### What the exercise asks
Retype, please, the listing from its opening line through the line that contains "const pctLabel = p", both included, without the pictures.

- - -

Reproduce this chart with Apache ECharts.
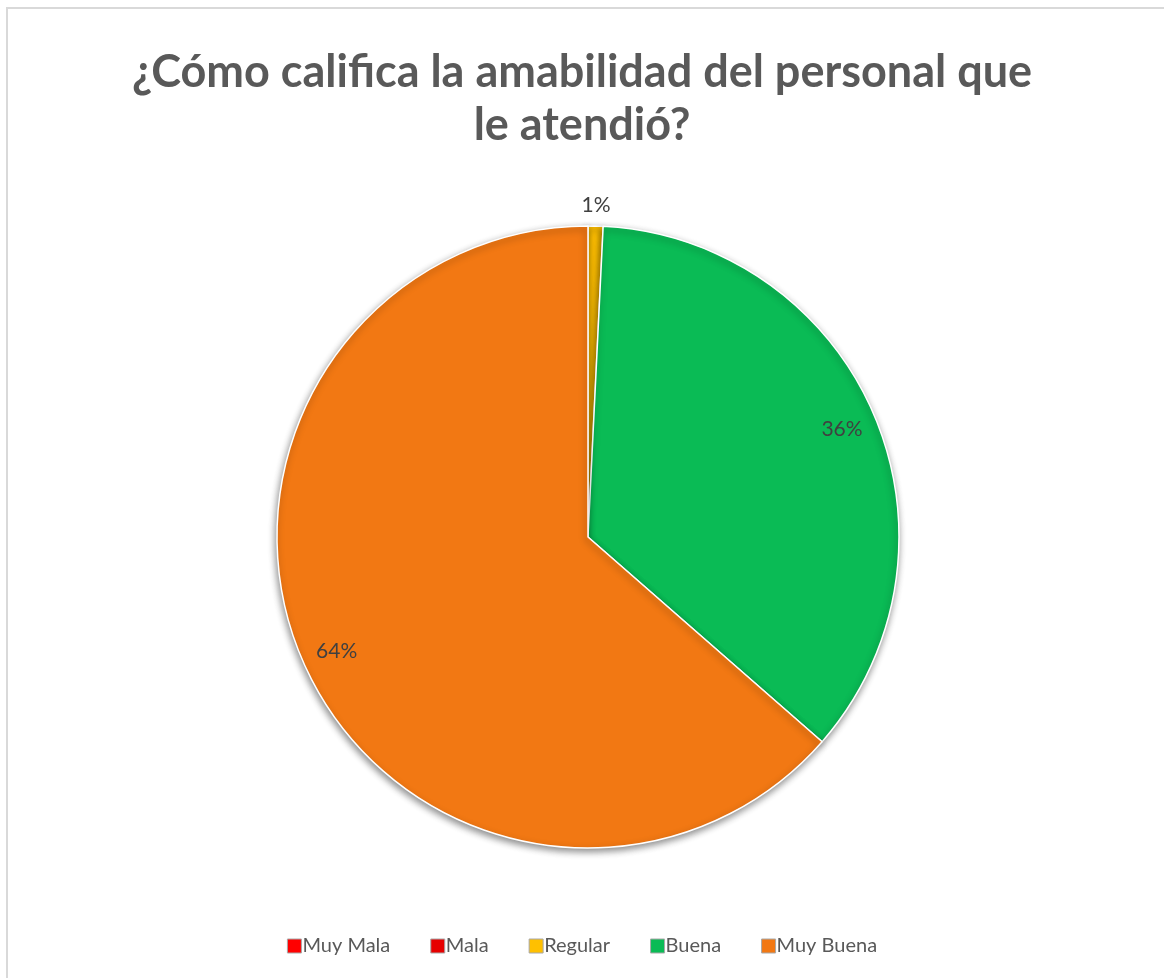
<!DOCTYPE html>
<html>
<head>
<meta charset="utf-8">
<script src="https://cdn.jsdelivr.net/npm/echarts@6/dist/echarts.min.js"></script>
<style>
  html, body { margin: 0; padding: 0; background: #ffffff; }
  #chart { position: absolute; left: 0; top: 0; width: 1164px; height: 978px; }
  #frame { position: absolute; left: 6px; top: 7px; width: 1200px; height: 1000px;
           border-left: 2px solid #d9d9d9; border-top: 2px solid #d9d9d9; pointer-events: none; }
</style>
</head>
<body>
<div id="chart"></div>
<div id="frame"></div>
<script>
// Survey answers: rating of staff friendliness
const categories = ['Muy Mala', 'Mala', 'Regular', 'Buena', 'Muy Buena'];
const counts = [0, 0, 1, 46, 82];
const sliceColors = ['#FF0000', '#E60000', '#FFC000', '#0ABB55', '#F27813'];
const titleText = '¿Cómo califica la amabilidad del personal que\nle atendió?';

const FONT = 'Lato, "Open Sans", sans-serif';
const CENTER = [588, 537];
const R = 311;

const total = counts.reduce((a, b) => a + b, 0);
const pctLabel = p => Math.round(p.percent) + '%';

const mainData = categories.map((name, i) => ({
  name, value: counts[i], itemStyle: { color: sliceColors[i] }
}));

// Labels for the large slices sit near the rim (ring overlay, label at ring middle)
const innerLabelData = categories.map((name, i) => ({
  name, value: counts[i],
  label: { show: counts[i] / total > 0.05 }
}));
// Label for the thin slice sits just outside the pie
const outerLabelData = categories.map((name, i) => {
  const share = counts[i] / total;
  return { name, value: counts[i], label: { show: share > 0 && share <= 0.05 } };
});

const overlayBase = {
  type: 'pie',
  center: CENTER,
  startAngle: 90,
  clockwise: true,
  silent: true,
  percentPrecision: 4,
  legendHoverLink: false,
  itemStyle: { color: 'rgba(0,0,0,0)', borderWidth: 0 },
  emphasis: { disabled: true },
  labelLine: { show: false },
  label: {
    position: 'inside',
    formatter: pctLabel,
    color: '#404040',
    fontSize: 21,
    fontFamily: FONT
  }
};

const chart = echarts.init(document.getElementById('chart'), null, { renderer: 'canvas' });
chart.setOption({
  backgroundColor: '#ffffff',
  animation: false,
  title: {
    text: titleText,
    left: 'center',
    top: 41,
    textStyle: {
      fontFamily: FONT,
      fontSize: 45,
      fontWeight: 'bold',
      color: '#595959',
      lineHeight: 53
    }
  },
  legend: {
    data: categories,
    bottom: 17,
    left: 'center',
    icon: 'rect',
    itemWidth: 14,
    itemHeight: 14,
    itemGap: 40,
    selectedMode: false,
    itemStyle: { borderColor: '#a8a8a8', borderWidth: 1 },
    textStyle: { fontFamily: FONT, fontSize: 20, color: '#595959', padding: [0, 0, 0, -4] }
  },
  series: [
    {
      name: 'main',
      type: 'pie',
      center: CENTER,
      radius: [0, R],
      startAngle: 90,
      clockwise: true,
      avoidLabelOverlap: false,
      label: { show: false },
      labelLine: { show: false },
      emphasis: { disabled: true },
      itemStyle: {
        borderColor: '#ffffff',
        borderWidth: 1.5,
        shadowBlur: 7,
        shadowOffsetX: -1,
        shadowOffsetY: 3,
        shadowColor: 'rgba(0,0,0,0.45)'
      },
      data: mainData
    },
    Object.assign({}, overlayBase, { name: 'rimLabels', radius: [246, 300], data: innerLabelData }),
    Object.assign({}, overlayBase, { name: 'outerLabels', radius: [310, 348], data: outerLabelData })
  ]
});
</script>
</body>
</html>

- - -

### Exercise result
Reproduce this chart with Apache ECharts.
<!DOCTYPE html>
<html>
<head>
<meta charset="utf-8">
<script src="https://cdn.jsdelivr.net/npm/echarts@6/dist/echarts.min.js"></script>
<style>
  html, body { margin: 0; padding: 0; background: #ffffff; }
  #chart { position: absolute; left: 0; top: 0; width: 1164px; height: 978px; }
  #frame { position: absolute; left: 6px; top: 7px; width: 1200px; height: 1000px;
           border-left: 2px solid #d9d9d9; border-top: 2px solid #d9d9d9; pointer-events: none; }
</style>
</head>
<body>
<div id="chart"></div>
<div id="frame"></div>
<script>
// Survey answers: rating of staff friendliness
const categories = ['Muy Mala', 'Mala', 'Regular', 'Buena', 'Muy Buena'];
const counts = [0, 0, 1, 46, 82];
const sliceColors = ['#FF0000', '#E60000', '#FFC000', '#0ABB55', '#F27813'];
const titleText = '¿Cómo califica la amabilidad del personal que\nle atendió?';

const FONT = 'Lato, "Open Sans", sans-serif';
const CENTER = [588, 537];
const R = 311;

const total = counts.reduce((a, b) => a + b, 0);
const pctLabel = p => Math.round(p.percent) + '%';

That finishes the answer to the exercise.